Jim Sinclair is telling you something that needs to be heard. He has been delivering this message for a decade in terms of a time that will come. The time has come and he now speaks in terms of the here and now. Take note and access the ramifications of denial or delay. The time has come to protect yourself. 

QE cannot be reversed. QE cannot be discontinued. QE is the expansion of base monetary supply, not credit money supply. Base money supply defines the value of a currency. Credit money supply is more about liquidity. Perpetual expansion of supply that defines value must result in the death of a currency. It is a law and is not subject to the will of politicians or bankers. Gold is the anti-dollar.

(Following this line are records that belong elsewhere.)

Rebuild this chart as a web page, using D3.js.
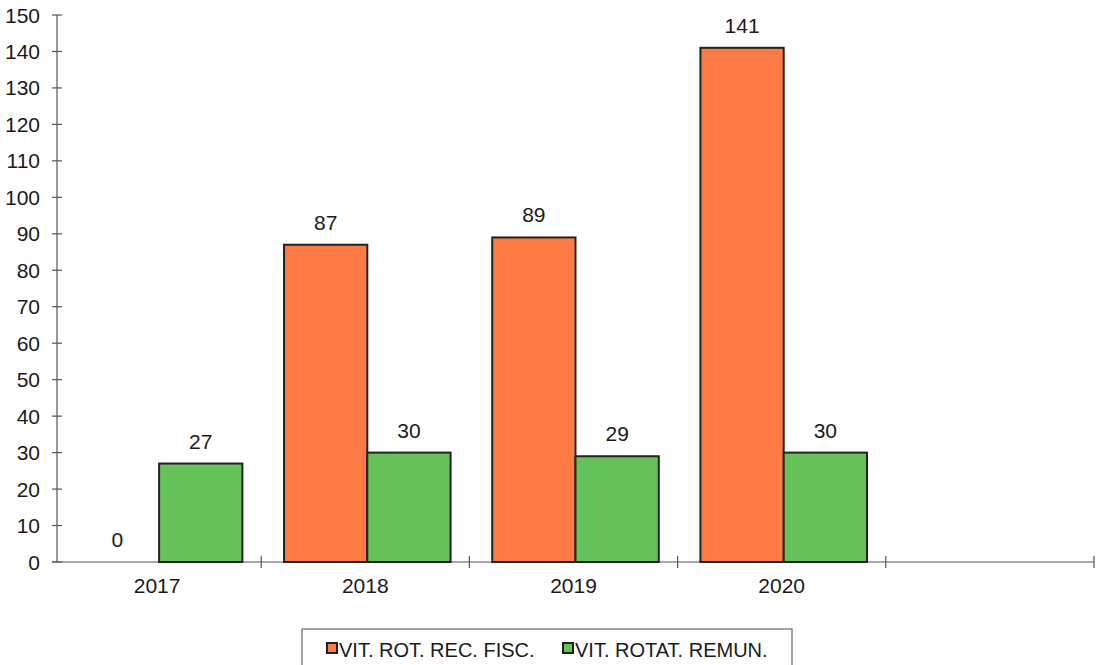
<!DOCTYPE html>
<html>
<head>
<meta charset="utf-8">
<script src="https://cdn.jsdelivr.net/npm/d3@7"></script>
<style>
  body { margin: 0; background: #fff; }
  text { font-family: "Liberation Sans", Arial, sans-serif; fill: #1a1a1a; }
</style>
</head>
<body>
<div id="chart"></div>
<script>
// categories (last slot is empty in the original chart)
const years = ["2017", "2018", "2019", "2020", ""];
const series = ["VIT. ROT. REC. FISC.", "VIT. ROTAT. REMUN."];
const fiscValues = [0, 87, 89, 141, null];
const remunValues = [27, 30, 29, 30, null];
const colors = ["#ff7b45", "#66c35a"];
const yTicks = d3.range(0, 151, 10);

const W = 1097, H = 665;
const svg = d3.select("#chart").append("svg")
  .attr("width", W).attr("height", H);

// scales
const x0 = d3.scaleBand().domain(years).range([53, 1094]);
const x1 = d3.scaleBand().domain(series).range([0, x0.bandwidth()])
  .paddingInner(0).paddingOuter(0.25);
const y = d3.scaleLinear().domain([0, 150]).range([562, 15]);

// y axis
const yAxis = svg.append("g").attr("transform", "translate(57,0)");
yAxis.append("line").attr("y1", y(0)).attr("y2", y(150)).attr("stroke", "#555").attr("stroke-width", 1.2);
yAxis.selectAll(".tk").data(yTicks).join("line")
  .attr("x1", -5).attr("x2", 5)
  .attr("y1", d => y(d)).attr("y2", d => y(d))
  .attr("stroke", "#555").attr("stroke-width", 1.2);
yAxis.selectAll(".lb").data(yTicks).join("text")
  .attr("x", -17).attr("y", d => y(d)).attr("dy", "0.36em")
  .attr("text-anchor", "end").attr("font-size", 21)
  .text(d => d);

// x axis
const xAxis = svg.append("g");
xAxis.append("line").attr("x1", 52).attr("x2", 1094)
  .attr("y1", y(0)).attr("y2", y(0)).attr("stroke", "#555").attr("stroke-width", 1.2);
const boundaries = years.map(d => x0(d)).concat([x0.range()[1]]).slice(1);
xAxis.selectAll(".tk").data(boundaries).join("line")
  .attr("x1", d => d).attr("x2", d => d)
  .attr("y1", y(0) - 6).attr("y2", y(0) + 6)
  .attr("stroke", "#555").attr("stroke-width", 1.2);
xAxis.selectAll(".lb").data(years).join("text")
  .attr("x", d => x0(d) + x0.bandwidth() / 2)
  .attr("y", 593).attr("text-anchor", "middle").attr("font-size", 21)
  .text(d => d);

// bars
const rows = years.map((yr, i) => ({ yr, vals: [fiscValues[i], remunValues[i]] }))
  .filter(r => r.vals[0] !== null);
const groups = svg.selectAll(".grp").data(rows).join("g")
  .attr("transform", d => `translate(${x0(d.yr) + 2},0)`);
groups.selectAll("rect").data(d => d.vals.map((v, j) => ({ v, s: series[j], j })))
  .join("rect")
  .filter(d => d.v > 0)
  .attr("x", d => x1(d.s))
  .attr("y", d => y(d.v))
  .attr("width", x1.bandwidth())
  .attr("height", d => y(0) - y(d.v))
  .attr("fill", d => colors[d.j])
  .attr("stroke", "#222").attr("stroke-width", 2);
groups.selectAll("text").data(d => d.vals.map((v, j) => ({ v, s: series[j] })))
  .join("text")
  .attr("x", d => x1(d.s) + x1.bandwidth() / 2)
  .attr("y", d => y(d.v) - 15)
  .attr("text-anchor", "middle").attr("font-size", 21)
  .text(d => d.v);

// legend
const lg = svg.append("g");
lg.append("rect").attr("x", 302).attr("y", 629).attr("width", 490).attr("height", 50)
  .attr("fill", "#fff").attr("stroke", "#666").attr("stroke-width", 1.2);
const legX = [327, 563];
series.forEach((s, i) => {
  lg.append("rect").attr("x", legX[i]).attr("y", 643).attr("width", 10).attr("height", 10)
    .attr("fill", colors[i]).attr("stroke", "#222").attr("stroke-width", 2);
  lg.append("text").attr("x", legX[i] + 12).attr("y", 657)
    .attr("font-size", 20).text(s);
});
</script>
</body>
</html>
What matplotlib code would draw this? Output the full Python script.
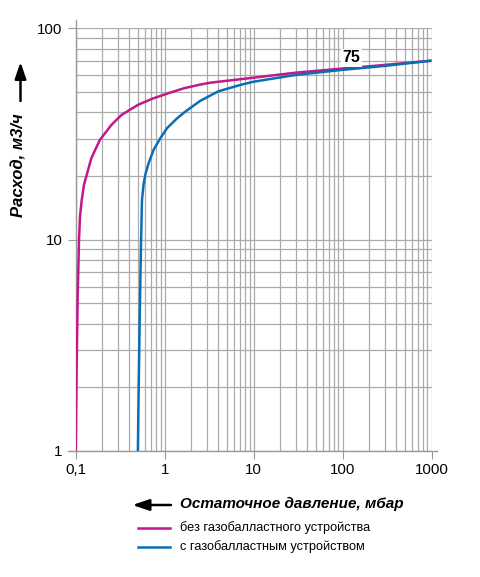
import matplotlib
matplotlib.use('Agg')
import matplotlib.pyplot as plt
from matplotlib.patches import FancyArrowPatch

plt.rcParams['font.family'] = ['Liberation Sans', 'DejaVu Sans']

# pressure (mbar) vs flow (m3/h)
p_no_gb = [0.1, 0.1026, 0.1053, 0.109, 0.1118, 0.1169, 0.124, 0.150, 0.1866, 0.252, 0.327,
           0.5, 0.713, 1.1, 1.638, 2.53, 3.28, 10, 30, 100, 300, 1000]
q_no_gb = [1, 2.6, 5.4, 10, 12.9, 15.4, 18.2, 24.3, 29.6, 34.9, 38.9,
           43.4, 46.3, 49.3, 52, 54.2, 55.3, 58.4, 61.7, 64.5, 67.1, 70.3]

p_gb = [0.5, 0.509, 0.523, 0.541, 0.556, 0.579, 0.606, 0.66, 0.751, 0.894, 1.064,
        1.38, 1.713, 2.5, 4, 7.15, 10, 30, 100, 300, 1000]
q_gb = [1, 1.8, 4, 9, 15.4, 18.2, 20.3, 23, 26.6, 30.2, 33.7,
        37.5, 40.4, 45.3, 50.3, 54.0, 55.9, 60.2, 63.6, 66.4, 70.3]

x_ticks = [0.1, 1, 10, 100, 1000]
x_labels = ['0,1', '1', '10', '100', '1000']
y_ticks = [1, 10, 100]
y_labels = ['1', '10', '100']

label_no_gb = 'без газобалластного устройства'
label_gb = 'с газобалластным устройством'
col_no_gb = '#C2188A'
col_gb = '#0A6EB4'
grid_col = '#ABABAB'

fig = plt.figure(figsize=(4.8, 5.77), dpi=100)
W, H = 480, 577
ax = fig.add_axes([75.7 / W, 1 - 451 / H, (431.5 - 75.7) / W, (451 - 28.3) / H])
ax.set_xscale('log')
ax.set_yscale('log')
ax.set_xlim(0.1, 1000)
ax.set_ylim(1, 100)

ax.grid(which='both', color=grid_col, lw=0.9)
ax.set_axisbelow(True)
for s in ax.spines.values():
    s.set_visible(False)

# axis lines a bit longer than the grid
ax.plot([0, 0], [0, 1.02], transform=ax.transAxes, color='#999999', lw=1.0, clip_on=False, zorder=1.5)
ax.plot([-8 / 356, 1 + 6 / 356], [0, 0], transform=ax.transAxes, color='#999999', lw=1.0,
        clip_on=False, zorder=1.5)

ax.plot(p_no_gb, q_no_gb, color=col_no_gb, lw=1.8, solid_capstyle='butt', zorder=3)
ax.plot(p_gb, q_gb, color=col_gb, lw=1.8, solid_capstyle='butt', zorder=3)

ax.set_xticks(x_ticks)
ax.set_xticklabels(x_labels)
ax.set_yticks(y_ticks)
ax.set_yticklabels(y_labels)
ax.tick_params(which='major', length=5.5, width=0.8, color='#999999', labelsize=10.8, pad=3)
ax.tick_params(which='minor', length=0)
ax.tick_params(axis='y', pad=4)

ax.text(125, 72.5, '75', fontsize=11.5, fontweight='bold', ha='center', va='center', zorder=4,
        bbox=dict(facecolor='white', edgecolor='none', pad=1))

arrow_style = '-|>,head_length=0.5,head_width=0.17'

# y label with arrow
fig.text(19 / W, 1 - 165 / H, 'Расход, м3/ч', rotation=90, ha='center', va='center',
         fontsize=12, fontweight='bold', fontstyle='italic')
fig.add_artist(FancyArrowPatch((20.5 / W, 1 - 101 / H), (20.5 / W, 1 - 62 / H),
                               transform=fig.transFigure, arrowstyle=arrow_style,
                               mutation_scale=20, color='black', lw=1.8, shrinkA=0, shrinkB=0))

# x label with arrow
fig.text(292 / W, 1 - 504 / H, 'Остаточное давление, мбар', ha='center', va='center',
         fontsize=11, fontweight='bold', fontstyle='italic')
fig.add_artist(FancyArrowPatch((171 / W, 1 - 505 / H), (132.5 / W, 1 - 505 / H),
                               transform=fig.transFigure, arrowstyle=arrow_style,
                               mutation_scale=20, color='black', lw=1.8, shrinkA=0, shrinkB=0))

# legend
for yy, col, lab in [(528, col_no_gb, label_no_gb), (546.5, col_gb, label_gb)]:
    fig.add_artist(plt.Line2D([138 / W, 170 / W], [1 - yy / H, 1 - yy / H], color=col, lw=1.8,
                              transform=fig.transFigure))
    fig.text(180 / W, 1 - yy / H, lab, ha='left', va='center', fontsize=9.2)

fig.savefig('out.png', dpi=100)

Not all that is golden is gold. Paper gold, or otherwise commitments to deliver physical gold or its derivative, are not gold. Gold is physical gold in your possession. Nothing else will do. Anything else is dollars masquerading as gold. There are many more of these claims to physical ounces of gold than there are physical ounces of gold. These claims will end up the same way as the claims that disappeared at MF Global. They will simply “evaporate.” This concept that “paper gold” will evaporate and physical gold will remain and will acquire the value held in paper gold is called Freegold. Learn about it at the FOFOA Blog. While you are learning, get some physical gold in hand. Time is short. A little goes a very long way. 

Jim Sinclair:

Dear Friends,

Please keep focused on the fact that the gold market of the 70s was simply a dress rehearsal. What is taking place right now is the real thing.

The supposed “Curse of 13” is behind you in the break from $1900 to close to $1500.

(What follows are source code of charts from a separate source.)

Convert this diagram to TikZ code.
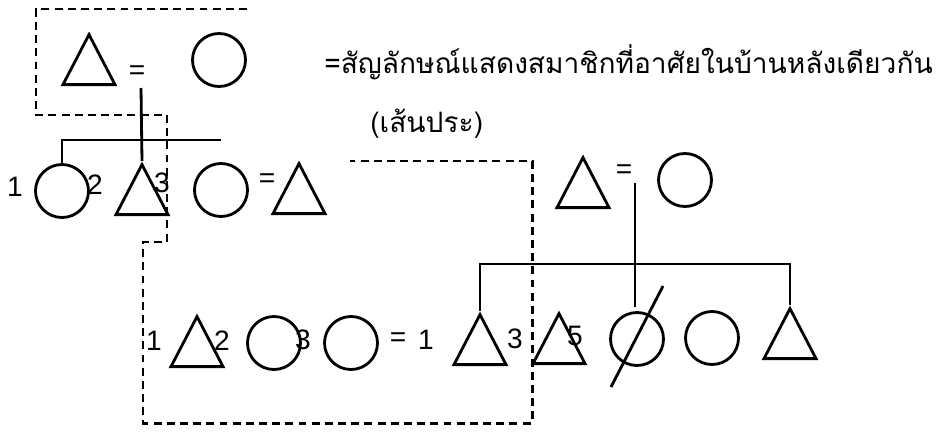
\documentclass[tikz,border=0pt]{standalone}
\usepackage{fontspec}
\setmainfont{Liberation Sans}
\newfontfamily\thaifont[Script=Thai]{Loma}
\usetikzlibrary{shapes.geometric,calc}

\begin{document}
\begin{tikzpicture}[x=0.02cm,y=-0.02cm,
  tri/.style={draw,isosceles triangle,isosceles triangle stretches,shape border rotate=90,minimum width=1.04cm,minimum height=1cm,inner sep=0pt,anchor=lower side,line width=1.6pt},
  circ/.style={draw,circle,minimum size=1.06cm,inner sep=0pt,line width=1.6pt},
  num/.style={font=\fontsize{16}{19}\selectfont,inner sep=0pt},
  thai/.style={font=\thaifont\fontsize{16}{19}\selectfont,inner sep=0pt,anchor=west},
  kin/.style={line width=1.6pt},
  house/.style={line width=1.7pt,dash pattern=on 4.5pt off 3pt}]
  \useasboundingbox (0,0) rectangle (945,439);
  % grandparents, left
  \node[tri]  (gpa)  at (89,86)   {};
  \node[num]  (eq1)  at (137,73)  {=};
  \node[circ] (gma)  at (219,60)  {};
  \node[thai] (key)  at (324,62)  {=สัญลักษณ์แสดงสมาชิกที่อาศัยในบ้านหลังเดียวกัน};
  \node[thai] (dash) at (370,124) {(เส้นประ)};
  % children, left
  \node[num]  (n1)   at (15,187)  {1};
  \node[circ] (ch1)  at (62,191)  {};
  \node[num]  (n2)   at (95,185)  {2};
  \node[tri]  (ch2)  at (142,216) {};
  \node[num]  (n3)   at (162,183) {3};
  \node[circ] (ch3)  at (221,190) {};
  \node[num]  (eq2)  at (267,181) {=};
  \node[tri]  (sp3)  at (299,215) {};
  % grandparents, right
  \node[tri]  (rgpa) at (583,209) {};
  \node[num]  (eq3)  at (624,172) {=};
  \node[circ] (rgma) at (685,180) {};
  % household
  \node[num]  (b1n)  at (154,341) {1};
  \node[tri]  (b1)   at (197,368) {};
  \node[num]  (b2n)  at (222,341) {2};
  \node[circ] (b2)   at (274,343) {};
  \node[num]  (b3n)  at (303,340) {3};
  \node[circ] (b3)   at (351,343) {};
  \node[num]  (eq4)  at (398,340) {=};
  \node[num]  (k1n)  at (426,340) {1};
  \node[tri]  (k1)   at (480,366) {};
  \node[num]  (k3n)  at (515,339) {3};
  \node[tri]  (k2)   at (559,365) {};
  \node[num]  (k5n)  at (575,336) {5};
  \node[circ] (k3)   at (637,339) {};
  \node[circ] (k4)   at (712,338) {};
  \node[tri]  (k5)   at (790,360) {};
  \coordinate (m1) at (141,88);
  \coordinate (s1) at (221,140);
  \coordinate (m2) at (635,183);
  \coordinate (m2e) at (635,307);
  \coordinate (s2) at (478,264);
  % descent lines
  \draw[kin] (m1) -- (ch2.apex);
  \draw[kin] (s1) -| (ch1.north);
  \draw[kin] (m2) -- (m2e);
  \draw[kin] (k1.apex) -- (k1.apex |- s2) -- (k5.apex |- s2) -- (k5.apex);
  \draw[kin] ([shift={(-26,48)}]k3.center) -- ([shift={(26,-53)}]k3.center);
  % same house
  \draw[house] (247,9) -- (36,9) -- (36,115) -- (167,115) -- (167,242) -- (143,242)
    -- (143,423) -- (532,423) -- (532,161) -- (350,161);
\end{tikzpicture}
\end{document}
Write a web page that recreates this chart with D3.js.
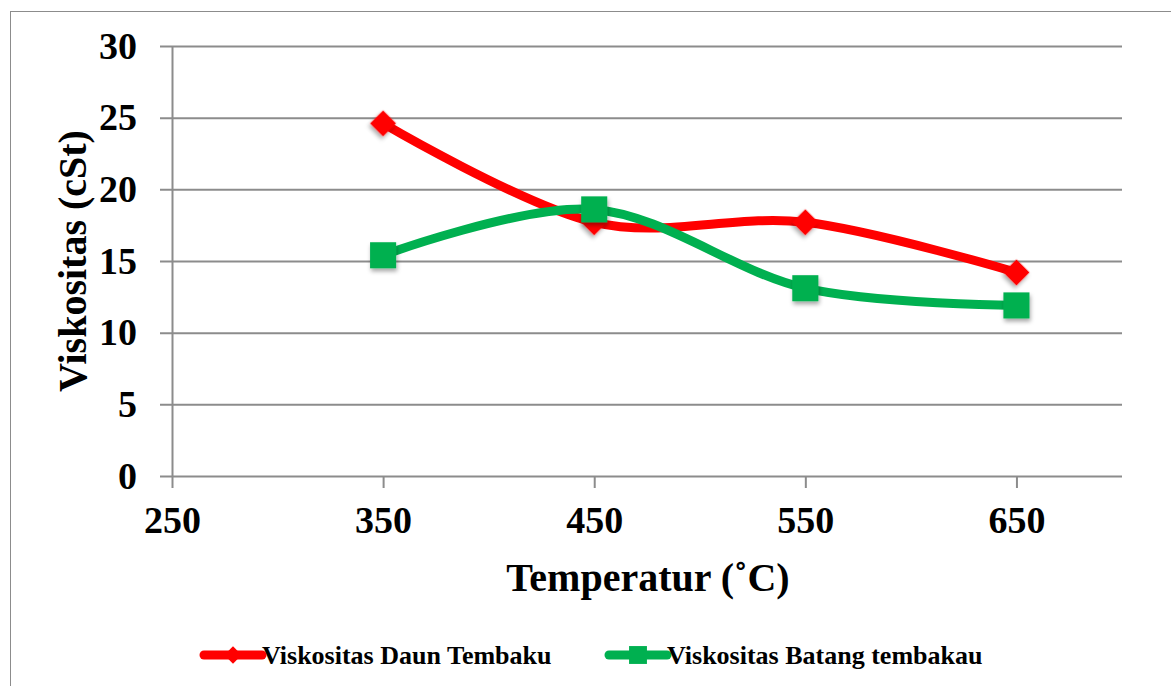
<!DOCTYPE html>
<html>
<head>
<meta charset="utf-8">
<script src="https://cdn.jsdelivr.net/npm/d3@7"></script>
<style>
  body { margin: 0; background: #fff; }
  text { font-family: "Liberation Serif", "Times New Roman", serif; font-weight: bold; }
</style>
</head>
<body>
<svg width="1171" height="686"></svg>
<script>
// data
const temps = [350, 450, 550, 650];
const daun = [24.6, 17.7, 17.7, 14.2];
const batang = [15.4, 18.6, 13.1, 11.9];
const xTicks = [250, 350, 450, 550, 650];
const yTicks = [0, 5, 10, 15, 20, 25, 30];

const svg = d3.select("svg");

// outer chart border
svg.append("rect")
  .attr("x", 10.5).attr("y", 11.5)
  .attr("width", 1175).attr("height", 700)
  .attr("fill", "none").attr("stroke", "#8c8c8c").attr("stroke-width", 1);

const plotL = 172, plotR = 1122, plotT = 46, plotB = 476;

const x = d3.scaleLinear().domain([250, 700]).range([plotL, plotR]);
const y = d3.scaleLinear().domain([0, 30]).range([plotB, plotT]);

// shadow filter for markers
const defs = svg.append("defs");
const f = defs.append("filter").attr("id", "shadow")
  .attr("x", "-50%").attr("y", "-50%").attr("width", "200%").attr("height", "200%");
f.append("feDropShadow").attr("dx", 1).attr("dy", 3).attr("stdDeviation", 2)
  .attr("flood-color", "#000").attr("flood-opacity", 0.35);

/* gridlines */
const gy = svg.append("g").attr("transform", `translate(${plotR},0)`);
gy.call(d3.axisLeft(y).tickValues(yTicks).tickSize(plotR - plotL + 12).tickFormat(""));
gy.select(".domain").remove();
gy.selectAll(".tick line").attr("stroke", "#8c8c8c").attr("stroke-width", 2);

/* y axis */
const gyl = svg.append("g").attr("transform", `translate(${plotL},0)`);
gyl.call(d3.axisLeft(y).tickValues(yTicks).tickSize(0).tickPadding(35));
gyl.select(".domain").attr("stroke", "#8c8c8c").attr("stroke-width", 2);
gyl.selectAll(".tick text")
  .attr("font-size", 38).attr("fill", "#000")
  .attr("font-family", "Liberation Serif").attr("font-weight", "bold");

/* x axis */
const gx = svg.append("g").attr("transform", `translate(0,${plotB})`);
gx.call(d3.axisBottom(x).tickValues(xTicks).tickSize(12).tickSizeOuter(0).tickPadding(18));
gx.select(".domain").remove();
gx.selectAll(".tick line").attr("stroke", "#8c8c8c").attr("stroke-width", 2);
gx.selectAll(".tick text")
  .attr("font-size", 38).attr("fill", "#000")
  .attr("font-family", "Liberation Serif").attr("font-weight", "bold");

/* axis titles */
svg.append("text")
  .attr("transform", `translate(86,${(plotT + plotB) / 2}) rotate(-90)`)
  .attr("text-anchor", "middle")
  .attr("font-size", 40)
  .text("Viskositas (cSt)");

svg.append("text")
  .attr("x", 648).attr("y", 591)
  .attr("text-anchor", "middle")
  .attr("font-size", 40)
  .text("Temperatur (˚C)");

/* series */
const line = d3.line()
  .x((d, i) => x(temps[i]))
  .y(d => y(d))
  .curve(d3.curveCatmullRom.alpha(0));

// diamond drawn as a square turned 45 degrees
const series = [
  { name: "Viskositas Daun Tembaku", values: daun, color: "#ff0000", rot: 45, size: 340, legSize: 150 },
  { name: "Viskositas Batang tembakau", values: batang, color: "#00b050", rot: 0, size: 680, legSize: 320 }
];

series.forEach(s => {
  svg.append("path")
    .attr("d", line(s.values))
    .attr("fill", "none")
    .attr("stroke", s.color)
    .attr("stroke-width", 9)
    .attr("stroke-linecap", "round");
});

series.forEach(s => {
  svg.append("g").selectAll("path")
    .data(s.values)
    .enter()
    .append("path")
    .attr("transform", (d, i) => `translate(${x(temps[i])},${y(d)}) rotate(${s.rot})`)
    .attr("d", d3.symbol().type(d3.symbolSquare).size(s.size))
    .attr("fill", s.color)
    .attr("filter", "url(#shadow)");
});

/* legend */
const legendX = [200, 605];
series.forEach((s, i) => {
  const g = svg.append("g").attr("transform", `translate(${legendX[i]},655)`);
  g.append("line")
    .attr("x1", 4).attr("x2", 62)
    .attr("stroke", s.color).attr("stroke-width", 9).attr("stroke-linecap", "round");
  g.append("path")
    .attr("transform", `translate(33,0) rotate(${s.rot})`)
    .attr("d", d3.symbol().type(d3.symbolSquare).size(s.legSize))
    .attr("fill", s.color);
  g.append("text")
    .attr("x", 62).attr("y", 9)
    .attr("font-size", 26)
    .text(s.name);
});
</script>
</body>
</html>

The reaction was stopped because the need and use for QE to infinity is real and present in time. There is no other tool in the lender of last resort to the entire Western World’s toolbox other than QE which can be applied to create the degree of liquidity required to prevent a global implosion. No other tool can create infinite liquidity in a flash. There is no speculating on what might happen in the future. It has happened now.

Few are looking at dollar utilization falling in international contracting and settlement. That is a key element of 2012. The US dollar has enjoyed demand from settlement and contracting which it is now losing daily. Gold is gaining utilization as a competitive currency.

Enormous utilization was the blessing the dollar had when it was the reserve currency of choice. Utilization and settlement is falling fast as the dollar now is the reserve currency by default.

Very few have ever tried to quantify this serendipitous demand for the dollar. Allow me to assure you dollar utilization for these purposes is huge and extremely important to dollar valuation.

2012 is the year the dollar falls as a result of a significant drop in dollar contract and settlement utilization. Imagine the demand for gold as the dollar closes below the antiquated measure of .7200 on the redundant USDX. When this occurs you will be looking back at $2111 from higher levels.

Please keep in mind that this is not a dress rehearsal but rather the real thing. There is no practical means to handle the problems at hand. We are at the dead end of the road the can has been kicked down.

Volatility in gold is going to go wild so just keep your head down and hold your insurance close to your chest. The cheapest thing gold is the gold share with the most ounces versus its price.

Silver is a game, but one hell of a game. Another try by silver at $50 looks imminent.